I carried this fortune (from lunch with Hunju and LB the day before I left) with me the entire trip. In fact, the weather was incredibly mild. Between Buffalo and Albany yesterday afternoon there was rain, ranging from drizzle to downpour, with a brief period of actual hail but otherwise, no inclement weather whatsover. I thought it a nice symmetry that I drove through rain in NY both going and coming back.
I got out of Columbus a lot earlier than I’d expected, but I woke up unexpectedly eager to get on the road. Nothing for it, I guess, than to face the future that awaits. I finished listening to Other People’s Children, which didn’t plunge me into as much purging as I’d anticipated. The characters weren’t so recognizable to me (or maybe I resist identification and accusation?), although I painfully recognized the theme of “separateness, and the heartbreak and diligence it takes to mold that into the togetherness of a family.”
The phrase that had stuck with me from the previous day was about being “held down by the gossamer threads of the past.” I also kept noticing that it was Rufus, the eight year old, who was most adept at accepting change and embracing affection. The moral is captured in this line:
“Sometimes hard things turn out better because you have to make an effort at them.”
Before I dove into the next audiobook, I listened to the radio for awhile, enjoying Born to be Blue by The Judds, among others. (I’m sortof listening to Bonnie Raitt, Souls Alike, now.) I also spent an hour on the phone with Frances, missing the exit (!) that would take me around Cleveland instead of through it. I don’t think it added too much time to my trip. By the time I figured it out it was easier to keep going than turn around. It might have been when were recalling me taking the kids camping without food. Who knows what I was thinking? (It seems I wasn’t.) grin We all came out of it ok.

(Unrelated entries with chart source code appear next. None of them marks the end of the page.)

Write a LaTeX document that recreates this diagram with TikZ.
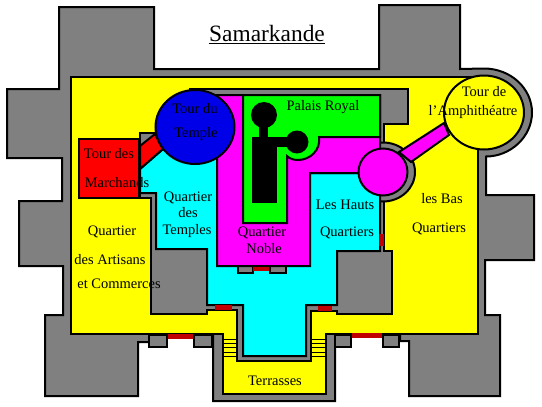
\documentclass[tikz,border=0pt]{standalone}
\usepackage{fontspec}
\setmainfont{Liberation Serif}
\definecolor{wallgray}{HTML}{808080}
\definecolor{yel}{HTML}{FFFF00}
\definecolor{cya}{HTML}{00FFFF}
\definecolor{mag}{HTML}{FF00FF}
\definecolor{grn}{HTML}{00FF00}
\definecolor{blu}{HTML}{0000E8}
\definecolor{rouge}{HTML}{FF0000}
\definecolor{porte}{HTML}{C00000}
\tikzset{
  wall/.style={fill=wallgray,draw=black,line width=2pt,line join=miter},
  zone/.style={draw=black,line width=2pt},
  door/.style={fill=porte,draw=none},
  stair/.style={draw=black,line width=1pt},
  lbl/.style={inner sep=0pt,font=\fontsize{14.5}{14.5}\selectfont,text=black},
  titre/.style={inner sep=0pt,font=\fontsize{23.4}{23.4}\selectfont,text=black}
}
\begin{document}
\begin{tikzpicture}[x=1pt,y=-1pt]
\useasboundingbox (0,0) rectangle (542,407);
\fill[white] (0,0) rectangle (542,407);
% outer walls
\path[wall] (59,7) -- (154,7) -- (154,69) -- (379,69) -- (379,5) -- (460,5) -- (460,69) -- (484,68.5)
  .. controls (510.5,68.5) and (532,88.2) .. (532,112.5)
  .. controls (532,136.8) and (510.5,156.5) .. (486,156.5)
  -- (486,195) -- (534,195) -- (534,260) -- (485,260) -- (485,315) -- (500,315) -- (500,396) -- (409,396) -- (409,341) -- (400,341) -- (400,334)
  -- (335,334) -- (335,401) -- (213,401) -- (213,334) -- (149,334) -- (149,342) -- (138,342) -- (138,396) -- (45,396) -- (45,315) -- (63,315) -- (63,266) -- (19,266) -- (19,201) -- (62,201) -- (62,158) -- (7,158) -- (7,89) -- (59,89) -- cycle;
% gate towers
\path[wall] (149,335) rectangle (167,347);
\path[wall] (194,335) rectangle (212,347);
\path[wall] (335,335) rectangle (351,347);
\path[wall] (383,335) rectangle (399,347);
% yellow ground
\path[zone,fill=yel] (71,77) -- (478,77) -- (478,334) -- (326,334) -- (326,394) -- (223,394) -- (223,334) -- (71,334) -- cycle;
% inner wall
\path[wall] (140,133) -- (190,133) -- (190,89) -- (408,89) -- (408,124) -- (384,124) -- (384,251) -- (392,251) -- (392,314) -- (337,314) -- (337,311) -- (311,311) -- (311,361) -- (237,361) -- (237,310) -- (207,310) -- (207,314) -- (151,314) -- (151,198) -- (140,198) -- cycle;
\path[wall] (383,172) ellipse [x radius=32pt,y radius=29.5pt];
% stairs
\foreach \yy in {339,343,347,352,356} {
  \draw[stair] (224,\yy) -- (237,\yy);
  \draw[stair] (312,\yy) -- (325,\yy);
}
% cyan quarter
\path[zone,fill=cya] (140,193) -- (156,193) -- (156,249) -- (207,249) -- (207,305) -- (243,305) -- (243,356) -- (306,356) -- (306,305) -- (337,305) -- (337,251) -- (380,251) -- (380,173) -- (310,173) -- (310,140) -- (195,140) -- (163,149) -- (140,169) -- cycle;
% small gate towers below the noble quarter
\path[wall] (238,266) rectangle (253,273);
\path[wall] (270,266) rectangle (286,273);
% magenta quarter
\path[zone,fill=mag] (205,95) -- (380,95) -- (380,173) -- (310,173) -- (310,266) -- (217,266) -- (217,150) -- (205,140) -- cycle;
% palace
\path[zone,fill=grn] (243,95) -- (380,95) -- (380,137) -- (319,137)
  .. controls (321,150) and (310,160) .. (298,160)
  .. controls (294,160) and (290,159) .. (287,156)
  -- (287,223) -- (243,223) -- cycle;
\fill[black] (264,115) circle [radius=13pt];
\fill[black] (297,142) circle [radius=11.5pt];
\fill[black] (259,120) rectangle (268,140);
\fill[black] (252,137) rectangle (277,203);
\fill[black] (277,137) rectangle (290,147);
% merchants tower and link
\path[zone,fill=rouge] (140,146) -- (155,134) -- (163,149) -- (140,169) -- cycle;
\path[zone,fill=rouge] (79,139) rectangle (139,198);
% temple tower
\path[zone,fill=blu] (195,127) ellipse [x radius=39.5pt,y radius=37pt];
% amphitheatre link and towers
\path[zone,fill=mag] (399,152) -- (444,123) -- (449,135) -- (411,162) -- cycle;
\path[zone,fill=mag] (383,172) ellipse [x radius=24.5pt,y radius=23.5pt];
\path[zone,fill=yel] (484,112.5) ellipse [x radius=40pt,y radius=37pt];
% doors
\path[door] (379,234) rectangle (384,246);
\path[door] (215,305) rectangle (232,310);
\path[door] (318,306) rectangle (332,311);
\path[door] (168,334) rectangle (193,339);
\path[door] (352,333) rectangle (382,338);
\path[door] (253,267) rectangle (269,271);
% labels
\node[titre] (sam) at (267,33) {Samarkande};
\draw[line width=1.5pt] (sam.south west |- 0,43.5) -- (sam.south east |- 0,43.5);
\node[lbl] (t1) at (195,109) {Tour du};
\node[lbl] (t2) at (196,134) {Temple};
\node[lbl] (m1) at (109,154) {Tour des};
\node[lbl] (m2) at (117,183) {Marchands};
\node[lbl] (qt1) at (188,198) {Quartier};
\node[lbl] (qt2) at (188,213) {des};
\node[lbl] (qt3) at (187,231) {Temples};
\node[lbl] (qn1) at (262,233) {Quartier};
\node[lbl] (qn2) at (264,249) {Noble};
\node[lbl] (pr) at (323,107) {Palais Royal};
\node[lbl] (h1) at (345,205) {Les Hauts};
\node[lbl] (h2) at (347,233) {Quartiers};
\node[lbl] (b1) at (442,199) {les Bas};
\node[lbl] (b2) at (439,229) {Quartiers};
\node[lbl] (a1) at (484,92) {Tour de};
\node[lbl] (a2) at (473,112) {l'Amphithéatre};
\node[lbl] (q1) at (112,232) {Quartier};
\node[lbl] (q2) at (110,260) {des Artisans};
\node[lbl] (q3) at (119,284) {et Commerces};
\node[lbl] (ter) at (275,381) {Terrasses};
\end{tikzpicture}
\end{document}
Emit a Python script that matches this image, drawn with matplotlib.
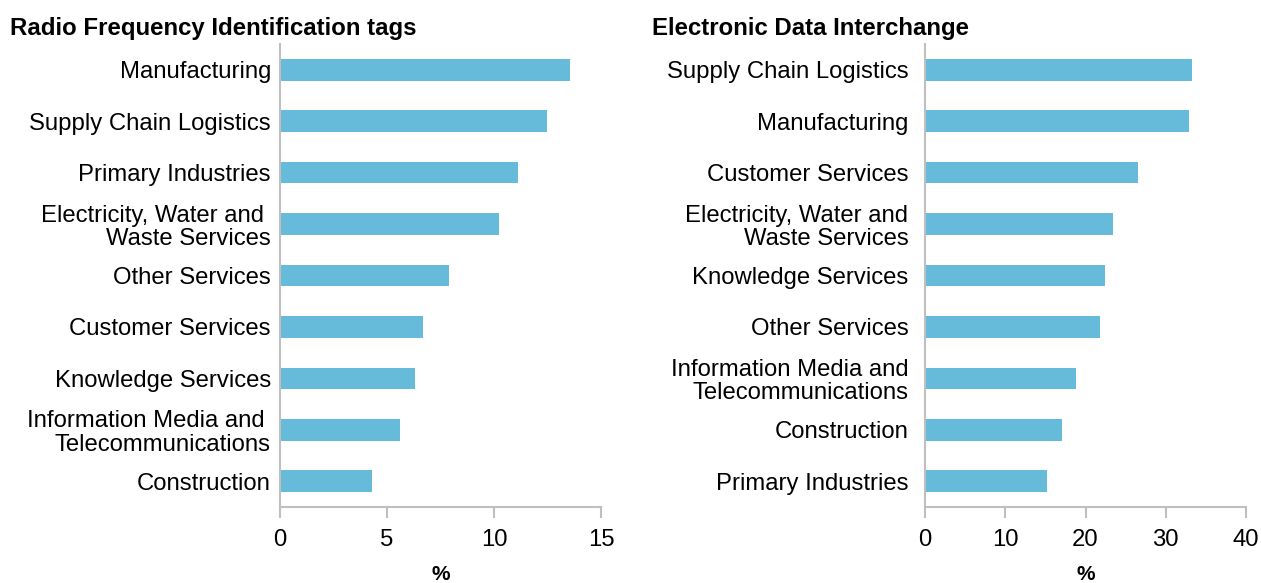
import matplotlib
matplotlib.use("Agg")
import matplotlib.pyplot as plt

plt.rcParams['font.family'] = ['Liberation Sans', 'DejaVu Sans']

# Radio Frequency Identification tags (top to bottom)
rfid_labels = ["Manufacturing", "Supply Chain Logistics", "Primary Industries",
               "Electricity, Water and \nWaste Services", "Other Services",
               "Customer Services", "Knowledge Services",
               "Information Media and \nTelecommunications", "Construction"]
rfid_values = [13.55, 12.48, 11.1, 10.25, 7.9, 6.69, 6.32, 5.63, 4.32]

# Electronic Data Interchange (top to bottom)
edi_labels = ["Supply Chain Logistics", "Manufacturing", "Customer Services",
              "Electricity, Water and\nWaste Services", "Knowledge Services",
              "Other Services", "Information Media and\nTelecommunications",
              "Construction", "Primary Industries"]
edi_values = [33.25, 32.9, 26.5, 23.37, 22.45, 21.75, 18.84, 17.05, 15.26]

bar_color = '#66bbdb'
grey = '#bfbfbf'

fig = plt.figure(figsize=(12.61, 5.83), dpi=100)
W, H = 1261, 583


def draw(ax, labels, values, xmax, step, title, title_x, pad):
    y = list(range(len(labels)))[::-1]
    ax.barh(y, values, height=0.42, color=bar_color)
    ax.set_ylim(-0.5, len(labels) - 0.5)
    ax.set_xlim(0, xmax)
    ax.set_xticks(range(0, xmax + 1, step))
    ax.set_yticks(y)
    ax.set_yticklabels(labels, fontsize=17.2, linespacing=1.07)
    ax.tick_params(axis='y', length=0, pad=pad)
    ax.tick_params(axis='x', length=8, width=1.5, color=grey, labelsize=17.2,
                   pad=8, direction='out')
    for s in ['top', 'right']:
        ax.spines[s].set_visible(False)
    for s in ['left', 'bottom']:
        ax.spines[s].set_color(grey)
        ax.spines[s].set_linewidth(1.5)
    ax.set_xlabel('%', fontsize=15, fontweight='bold', labelpad=10)
    fig.text(title_x / W, 1 - 28 / H, title, fontsize=17.3, fontweight='bold',
             ha='left', va='center')


bottom = 1 - 507 / H
top = 1 - 44 / H
ax1 = fig.add_axes([280 / W, bottom, (601 - 280) / W, top - bottom])
ax2 = fig.add_axes([925 / W, bottom, (1246 - 925) / W, top - bottom])

draw(ax1, rfid_labels, rfid_values, 15, 5,
     "Radio Frequency Identification tags", 10, 6.5)
draw(ax2, edi_labels, edi_values, 40, 10,
     "Electronic Data Interchange", 652, 12)

fig.savefig("out.png", dpi=100)
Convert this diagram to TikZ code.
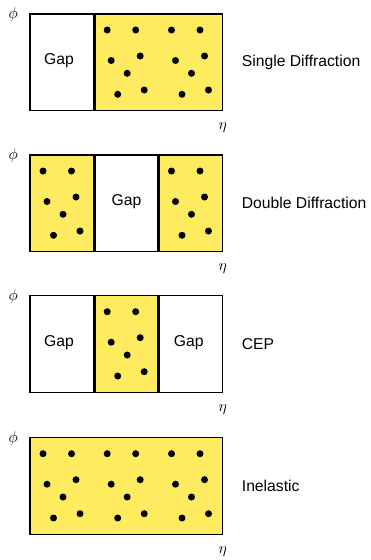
\documentclass[tikz,border=0pt]{standalone}
\usepackage{fontspec}
\setmainfont{Liberation Sans}
\definecolor{fieldyellow}{HTML}{FFEB5F}

% seven particle hits inside one eta column whose top-left corner is (#1,#2)
\newcommand{\hitblock}[2]{%
  \foreach \dx/\dy in {13/16, 41.5/16, 17/46.5, 46/42, 33/59.3, 23.5/80.3, 50/76}
    \fill[black] (#1+\dx, #2+\dy) circle[radius=3.5];%
}
% axis symbols, enlarged from the fixed-size math fonts
\newcommand{\axsym}[1]{\scalebox{1.55}{$#1$}}

\begin{document}
\begin{tikzpicture}[x=1pt, y=-1pt,
  frame/.style={draw=black, line width=1.3pt},
  divider/.style={draw=black, line width=2.8pt},
  lbl/.style={font=\fontsize{15.7}{18}\selectfont, inner sep=0pt},
  axis/.style={font=\normalsize, inner sep=0pt}]

\useasboundingbox (0,0) rectangle (370,560);

% column edges (eta bins)
\def\xa{30}
\def\xb{94.2}
\def\xc{158.5}
\def\xd{222.7}
\def\h{96.7}

% ---------- Single Diffraction ----------
\def\T{14}
\fill[white] (\xa,\T) rectangle (\xb,\T+\h);
\fill[fieldyellow] (\xb,\T) rectangle (\xd,\T+\h);
\hitblock{\xb}{\T}
\hitblock{\xc}{\T}
\draw[frame] (\xa,\T) rectangle (\xd,\T+\h);
\draw[divider] (\xb,\T) -- (\xb,\T+\h);
\node[lbl] (gapA) at (59,\T+47) {Gap};
\node[lbl, anchor=west] (labA) at (241.7,\T+48.3) {Single Diffraction};
\node[axis] (phiA) at (13.3,\T+0.5) {\axsym{\phi}};
\node[axis] (etaA) at (222.7,\T+113.7) {\axsym{\eta}};

% ---------- Double Diffraction ----------
\def\T{155}
\fill[fieldyellow] (\xa,\T) rectangle (\xb,\T+\h);
\fill[white] (\xb,\T) rectangle (\xc,\T+\h);
\fill[fieldyellow] (\xc,\T) rectangle (\xd,\T+\h);
\hitblock{\xa}{\T}
\hitblock{\xc}{\T}
\draw[frame] (\xa,\T) rectangle (\xd,\T+\h);
\draw[divider] (\xb,\T) -- (\xb,\T+\h);
\draw[divider] (\xc,\T) -- (\xc,\T+\h);
\node[lbl] (gapB) at (126.4,\T+47) {Gap};
\node[lbl, anchor=west] (labB) at (241.7,\T+48.3) {Double Diffraction};
\node[axis] (phiB) at (13.3,\T+0.5) {\axsym{\phi}};
\node[axis] (etaB) at (222.7,\T+113.7) {\axsym{\eta}};

% ---------- CEP ----------
\def\T{295.7}
\fill[white] (\xa,\T) rectangle (\xb,\T+\h);
\fill[fieldyellow] (\xb,\T) rectangle (\xc,\T+\h);
\fill[white] (\xc,\T) rectangle (\xd,\T+\h);
\hitblock{\xb}{\T}
\draw[frame] (\xa,\T) rectangle (\xd,\T+\h);
\draw[divider] (\xb,\T) -- (\xb,\T+\h);
\draw[divider] (\xc,\T) -- (\xc,\T+\h);
\node[lbl] (gapC) at (59,\T+47) {Gap};
\node[lbl] (gapD) at (188.7,\T+47) {Gap};
\node[lbl, anchor=west] (labC) at (241.7,\T+48.3) {CEP};
\node[axis] (phiC) at (13.3,\T+0.5) {\axsym{\phi}};
\node[axis] (etaC) at (222.7,\T+113.7) {\axsym{\eta}};

% ---------- Inelastic ----------
\def\T{437.7}
\fill[fieldyellow] (\xa,\T) rectangle (\xd,\T+\h);
\hitblock{\xa}{\T}
\hitblock{\xb}{\T}
\hitblock{\xc}{\T}
\draw[frame] (\xa,\T) rectangle (\xd,\T+\h);
\node[lbl, anchor=west] (labD) at (241.7,\T+48.3) {Inelastic};
\node[axis] (phiD) at (13.3,\T+0.5) {\axsym{\phi}};
\node[axis] (etaD) at (222.7,\T+113.7) {\axsym{\eta}};

\end{tikzpicture}
\end{document}
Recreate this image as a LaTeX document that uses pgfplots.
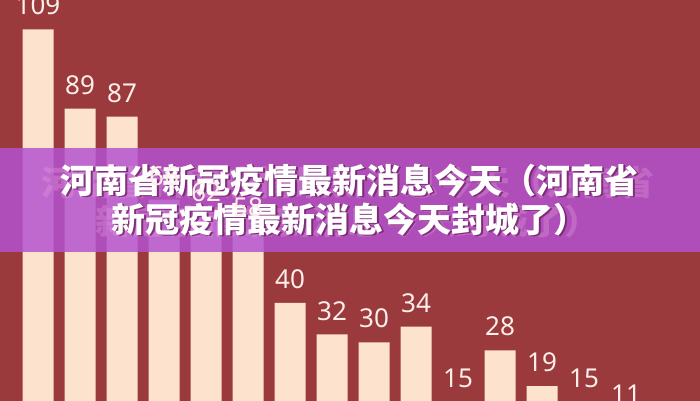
\documentclass[border=0pt]{standalone}
\usepackage{pgfplots}
\pgfplotsset{compat=1.18}
\usepackage{fontspec}
\setmainfont{Noto Sans}
\newfontfamily\cjk{Noto Sans CJK SC}
\definecolor{bg}{RGB}{155,58,60}
\definecolor{cream}{RGB}{253,227,205}
\definecolor{lbl}{RGB}{252,238,232}
\definecolor{band}{RGB}{180,82,208}
\definecolor{shadow}{RGB}{110,35,100}
\definecolor{ghost}{RGB}{232,160,225}
\begin{document}
\begin{tikzpicture}
\begin{axis}[
  width=700pt, height=461.3pt, scale only axis,
  xmin=0.095, xmax=16.762, ymin=0, ymax=116.4,
  axis line style={draw=none}, ticks=none,
  axis background/.style={fill=bg},
  clip=true,
  /pgf/number format/assume math mode=true,
]
\addplot[ybar, bar width=31pt, fill=cream, draw=none,
  nodes near coords,
  every node near coord/.append style={font=\fontsize{26}{26}\selectfont, text=lbl, anchor=south, inner sep=0pt, yshift=14pt}]
coordinates {(1,109)(2,89)(3,87)(4,66)(5,62)(6,58)(7,40)(8,32)(9,30)(10,34)(11,15)(12,28)(13,19)(14,15)(15,11)};
\fill[band, opacity=0.84] (axis cs:0.095,52.8) rectangle (axis cs:16.762,79.0);
\node[text=ghost, opacity=0.32, xscale=1.06, font=\cjk\bfseries\fontsize{34}{34}\selectfont] at ([xshift=-2pt,yshift=-2pt]axis cs:8.428,70.9) {河南省新冠疫情最新消息今天（河南省};
\node[text=shadow, opacity=0.8, font=\cjk\bfseries\fontsize{34}{34}\selectfont] at ([xshift=1.2pt,yshift=-1.2pt]axis cs:8.428,70.9) {河南省新冠疫情最新消息今天（河南省};
\node[text=white, font=\cjk\bfseries\fontsize{34}{34}\selectfont] at (axis cs:8.428,70.9) {河南省新冠疫情最新消息今天（河南省};
\node[text=ghost, opacity=0.32, xscale=1.06, font=\cjk\bfseries\fontsize{34}{34}\selectfont] at ([xshift=-2pt,yshift=-2pt]axis cs:8.428,61.0) {新冠疫情最新消息今天封城了）};
\node[text=shadow, opacity=0.8, font=\cjk\bfseries\fontsize{34}{34}\selectfont] at ([xshift=1.2pt,yshift=-1.2pt]axis cs:8.428,61.0) {新冠疫情最新消息今天封城了）};
\node[text=white, font=\cjk\bfseries\fontsize{34}{34}\selectfont] at (axis cs:8.428,61.0) {新冠疫情最新消息今天封城了）};
\end{axis}
\pgfresetboundingbox
\useasboundingbox ([yshift=-400pt]current axis.north west) rectangle (current axis.north east);
\end{tikzpicture}
\end{document}
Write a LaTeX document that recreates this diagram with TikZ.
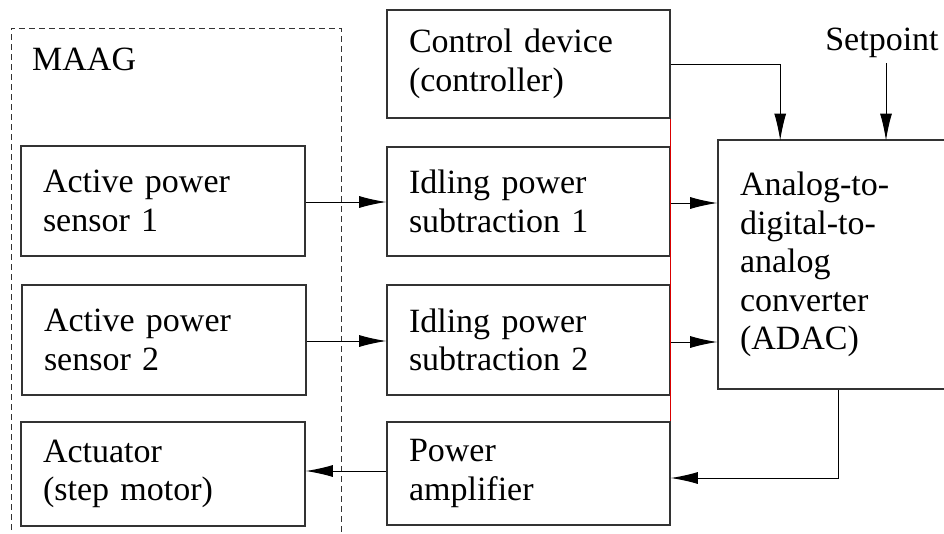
\documentclass[tikz,border=0pt]{standalone}
\usepackage{fontspec}
\setmainfont{Liberation Serif}
\usetikzlibrary{arrows.meta,calc}
\definecolor{boxline}{HTML}{333333}
\begin{document}
\begin{tikzpicture}[x=1pt,y=-1pt,
  blk/.style={draw=boxline, line width=1.6pt, rectangle, inner xsep=22pt, inner ysep=0pt,
    align=left, font=\fontsize{34}{38.5}\selectfont, text=black},
  arr/.style={draw=black, line width=1pt, -{Latex[length=27pt,width=12pt]}},
  lbl/.style={font=\fontsize{34}{38.5}\selectfont, inner sep=0pt}]
\useasboundingbox (0,0) rectangle (944,533);
\clip (0,0) rectangle (944,533);
% MAAG dashed frame
\draw[boxline, line width=1pt, dash pattern=on 6pt off 4pt] (11,540) -- (11,28) -- (341,28) -- (341,540);
\node[lbl, anchor=base west] (maag) at (32,70) {MAAG};
% boxes
\node[blk, text width=239pt, minimum height=108pt] (ctrl) at (528.5,64) {Control device\\(controller)};
\node[blk, text width=240pt, minimum height=110pt] (s1) at (163,201) {Active power\\sensor 1};
\node[blk, text width=239pt, minimum height=109pt] (i1) at (528.5,201.5) {Idling power\\subtraction 1};
\node[blk, text width=240pt, minimum height=110pt] (s2) at (164,340) {Active power\\sensor 2};
\node[blk, text width=239pt, minimum height=110pt] (i2) at (528.5,340) {Idling power\\subtraction 2};
\node[blk, text width=240pt, minimum height=104pt] (act) at (163,474) {Actuator\\(step motor)};
\node[blk, text width=239pt, minimum height=103pt] (amp) at (528.5,473.5) {Power\\amplifier};
\node[blk, text width=192pt, minimum height=249pt] (adac) at (836,264.5) {Analog-to-\\digital-to-\\analog\\converter\\(ADAC)};
\node[lbl, anchor=base] (sp) at (882,50) {Setpoint};
% red thin line
\draw[red!85!black, line width=0.8pt] (ctrl.south east) -- (amp.north east);
% connectors
\draw[arr] ([yshift=-1pt]s1.east) -- ([yshift=-1pt]s1.east -| i1.west);
\draw[arr] ([yshift=-1pt]s2.east) -- ([yshift=-1pt]s2.east -| i2.west);
\draw[arr] ([yshift=-1.5pt]i1.east) -- ([yshift=-1.5pt]i1.east -| adac.west);
\draw[arr] ([yshift=-2pt]i2.east) -- ([yshift=-2pt]i2.east -| adac.west);
\draw[arr] (ctrl.east) -| ([xshift=63pt]adac.north west |- 0,140.5);
\draw[arr] (886,63) -- (886,140.5);
\draw[arr] ([xshift=121pt]adac.south west) |- ([yshift=-4.5pt]amp.east);
\draw[arr] ([yshift=2.5pt]amp.west) -- ([yshift=3pt]act.east);
\end{tikzpicture}
\end{document}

I’ll post separately about The Light of the Universe, but one line captured much of the sense of this time in my life:
“We have to understand each failure before we can move on to success.”
I took in much of the landscape and some architecture as I drove these two thousand plus miles roundtrip. Entering Indiana on I-71 at the Pennsylvania border is the ugliest state-to-state transition I’ve ever noticed. Billboards peppered both sides of the highway. Crass, to say the least. While I’m complaining, I-71 eastbound in Ohio is an awful stretch of bumpy highway.
Kansas City has built up some new funky stuff … saw a cool photo of four towers they’ve built up somewhere downtown. I touched Ohio State University – their amenities in the Linguistics Department put ours to shame (an automatic coffee/latte/hot chocolate maker!) and drove past the sign to Kent State University. The upcoming Communication in Crisis conference is displaying a photo from that era.
The mild weather provided great views of the land. The best parts are in-between cities, rolling hills, some forested, some cultivated, and some open prairie. The bare trees were amazing – so colorful! Varying shades of gray, brown, and orange. Plenty of green conifers and in some places, even green grass. I was amused by the bison statues scattered at one junction coming into Buffalo but hey, I suppose it’s better to remember they used to roam free than erase their memory altogether.
Now, Carrie Newcomer. I think she fits my mood better.